Sem Paulo Portas, esse bloco a várias cambiantes que é hoje a direita portuguesa perde massa crítica, agilidade e uma imensa experiência política, mas fica também mais gelatinoso do ponto de vista doutrinário. Sem Portas, a direita social corre o risco de se evaporar de vez e talvez esse seja um dos aspectos mais trágicos da herança dos anos da troika em Portugal.
Começa agora a discussão sobre o futuro do CDS. Não se vislumbra grande rasgo nesse debate, pois não é previsível que a ideologia desça ao terreiro do próximo congresso. O momento é de pragmatismo e talvez tudo se decida apenas na base de quem é a figura capaz de garantir a proximidade do CDS ao actual líder do PSD. Três meses depois do 4 de Outubro, Passos continua sem conseguir fazer uma leitura desapaixonada dos resultados das eleições, mantendo a direita suspensa da ilusão de que é possível erguer a PaF dos escombros e voltar a governar o país. Essa ilusão de um regresso rápido ao poder está a sequestrar os dois partidos e até a impor soluções. O PSD mostra-se irreconhecível no esplendor do seu ruidoso silêncio. Há uma situação política inteiramente nova e capaz de abalar o sistema político tal como se conhece e o partido que até teve mais votos nas eleições não debate, nem tem projecto, nem ideias. O CDS, por seu lado, vira-se para dentro por imposição da saída de Portas, que por si só já é a confissão de que a PaF foi um tempo que passou.

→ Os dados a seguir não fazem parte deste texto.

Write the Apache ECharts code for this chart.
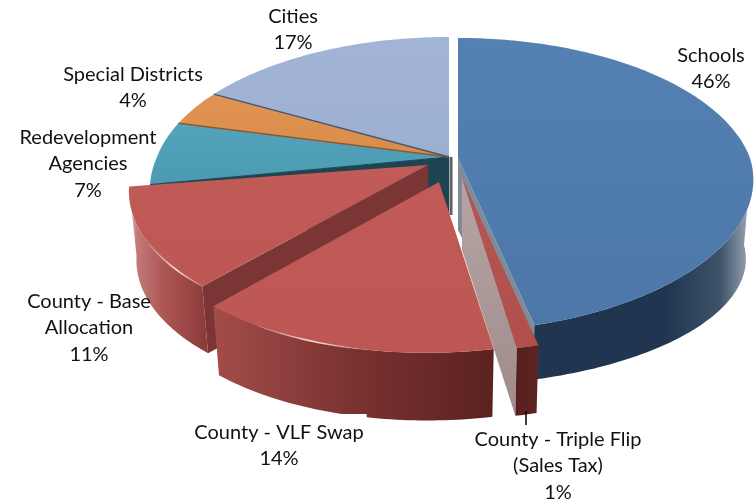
<!DOCTYPE html>
<html><head><meta charset="utf-8">
<style>html,body{margin:0;padding:0;background:#fff}#c{width:755px;height:504px}</style>
<script src="https://cdn.jsdelivr.net/npm/echarts@6/dist/echarts.min.js"></script>
</head><body><div id="c"></div>
<script>
// Data, clockwise from twelve o'clock
const categories = ['Schools','County - Triple Flip\n(Sales Tax)','County - VLF Swap','County - Base\nAllocation','Redevelopment\nAgencies','Special Districts','Cities'];
const shares = [46,1,14,11,7,4,17];

// Appearance, per category (same order)
const G=(stops,x2=1,y2=0)=>new echarts.graphic.LinearGradient(0,0,x2,y2,stops.map((c,i)=>({offset:c[0],color:c[1]})));
const looks = [
 {cx:458,cy:158,depth:83,ky:.83,rank:2,top:G([[0,'#5480b2'],[1,'#4d77a9']],0,1),from:92,cut:'#7f8c98',cutAt:'end',
  wall:G([[0,'#1f3550'],[.6,'#1f3550'],[.85,'#3d5369'],[.96,'#8a97a5'],[1,'#e3e7eb']])},
 {cx:462,cy:178,depth:72,rank:3,top:G([[0,'#b85552'],[1,'#b04f4c']],0,1),from:0,cut:G([[0,'#b7a4a3'],[1,'#a08b8b']],0,1),cutAt:'end',
  wall:G([[0,'#561f1d'],[1,'#5e2422']])},
 {cx:439,cy:179,tipY:182,depth:72,rank:5,top:G([[0,'#c05b58'],[1,'#bc5754']],0,1),from:0,
  wall:G([[0,'#a34d4a'],[.5,'#7a3230'],[1,'#5a2220']]),shine:[.42,.78]},
 {cx:428,cy:159,tipY:165,depth:70,rank:4,top:G([[0,'#c05b58'],[1,'#bc5754']],0,1),from:0,cut:'#7a3534',cutAt:'start',
  wall:G([[0,'#e9cfce'],[.1,'#c27a78'],[.45,'#ad5553'],[1,'#8a3a38']]),shine:[0,.45]},
 {cx:449,cy:157,depth:60,rank:1,top:G([[0,'#52a4ba'],[1,'#4b9ab1']],0,1),cut:'#1d4450',cutAt:'start',seam:'#1d4450'},
 {cx:449,cy:157,depth:60,rank:1,top:G([[0,'#e09352'],[1,'#da8c4b']],0,1),seam:'#8a5a30'},
 {cx:449,cy:157,depth:60,rank:1,top:G([[0,'#a3b5d6'],[1,'#9bafd1']],0,1),seam:'#46566e',strip:'#5a6068'}
];
const labelAt = [[711,55],[558,439],[279,427],[89,301],[88,137],[133,74],[293,16]];

// Tilted-disc projection
const A=292,B=142,P=0.183,S=10,SHRINK=.975,RAD=Math.PI/180;
function rel(deg){const a=deg*RAD,u=Math.sin(a),v=Math.cos(a),w=1+P*v;
  return [(A*u+S*Math.min(v,0))/w,-B*v/w];}
function rim(l,d0,d1){const o=[],n=Math.max(2,Math.ceil(Math.abs(d1-d0)));
  for(let i=0;i<=n;i++){const r=rel(d0+(d1-d0)*i/n);o.push([l.cx+r[0],l.cy+r[1]]);}return o;}
function low(l,p){return [l.cx+(p[0]-l.cx)*SHRINK,l.cy+(p[1]-l.cy)*(l.ky||SHRINK)+l.depth];}

const total=shares.reduce((a,b)=>a+b,0);
const starts=[];shares.reduce((s,v,i)=>{starts[i]=s;return s+v;},0);

function renderItem(params,api){
  const i=params.dataIndex,l=looks[i],v=api.value(0);
  const d0=starts[i]/total*360,d1=d0+v/total*360;
  const z=l.rank*10,kids=[];
  const tip=[l.cx,l.tipY||l.cy];
  const tipLow=[l.cx,(l.tipY||l.cy)+Math.min(l.depth,72)];
  const poly=(pts,fill,zz)=>kids.push({type:'polygon',z2:zz,shape:{points:pts},style:{fill}});
  const edge=rim(l,d0,d1);
  if(l.cut){
    const c=(l.cutAt==='start')?edge[0]:edge[edge.length-1];
    poly([tip,c,low(l,c),tipLow],l.cut,z);
  }
  if(l.wall){
    const top=rim(l,Math.max(d0,l.from),d1);
    poly(top.concat(top.slice().reverse().map(p=>low(l,p))),l.wall,z+1);
  }
  poly([tip].concat(edge),l.top,z+2);
  if(l.shine){
    const n=edge.length-1,part=edge.slice(Math.round(n*l.shine[0]),Math.round(n*l.shine[1])+1);
    kids.push({type:'polyline',z2:z+3,shape:{points:part},style:{fill:null,lineWidth:1.6,
      stroke:G([[0,'rgba(255,225,220,0)'],[.5,'rgba(255,235,230,.9)'],[1,'rgba(255,225,220,0)']])}});
  }
  if(l.seam){
    kids.push({type:'polyline',z2:z+3,shape:{points:[edge[0],tip]},style:{fill:null,stroke:l.seam,lineWidth:i===4?1:1.4}});
  }
  if(l.strip){
    kids.push({type:'line',z2:z+1,shape:{x1:tip[0]+2,y1:tip[1],x2:tip[0]+2,y2:tip[1]+58},style:{stroke:l.strip,lineWidth:3}});
  }
  if(i===1){
    kids.push({type:'line',z2:90,shape:{x1:526,y1:411,x2:526,y2:425},style:{stroke:'#000',lineWidth:1.5}});
  }
  const name=categories[i],at=labelAt[i];
  const txt={type:'text',z2:100,style:{x:at[0],y:at[1]-13,text:name+'\n'+v+'%',align:'center',verticalAlign:'top',
    font:'20px Lato',lineHeight:26.5,fill:'#111'}};
  if(i===2){txt.style.backgroundColor='#fff';txt.style.padding=[5,3,5,3];}
  kids.push(txt);
  return {type:'group',children:kids};
}

const chart=echarts.init(document.getElementById('c'),null,{renderer:'canvas'});
chart.setOption({animation:false,backgroundColor:'#fff',
  series:[{type:'custom',coordinateSystem:'none',renderItem,clip:false,
    data:categories.map((n,i)=>({name:n,value:[shares[i]]}))}]});
</script></body></html>
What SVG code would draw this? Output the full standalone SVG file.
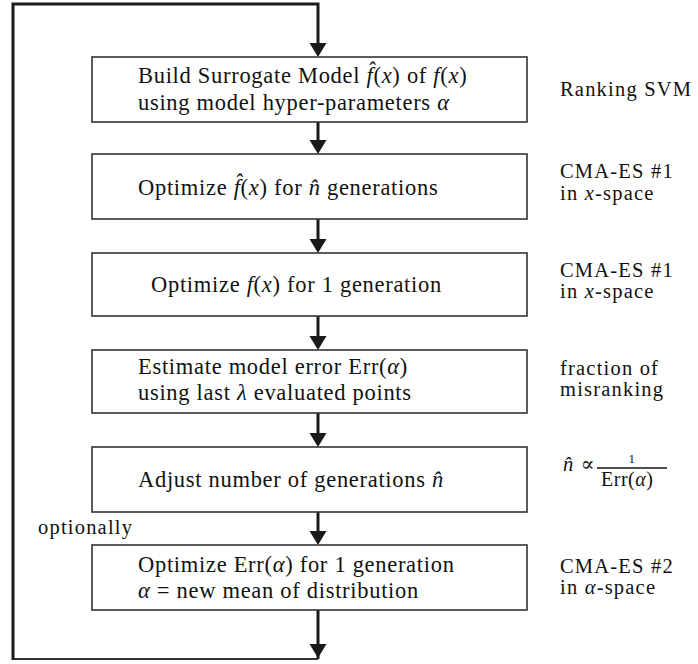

Tudo indica que Assunção Cristas será a próxima líder do CDS. Uma mulher conservadora, católica, com carreira profissional, mãe de quatro filhos, por quem Passos Coelho nutre uma enorme simpatia. Ainda não tem uma década de militância no partido, mas Nuno Melo, o rei do aparelho, garante-lhe o apoio da máquina. A balcanização do partido, temida por Melo, não é para já. Mas começa agora.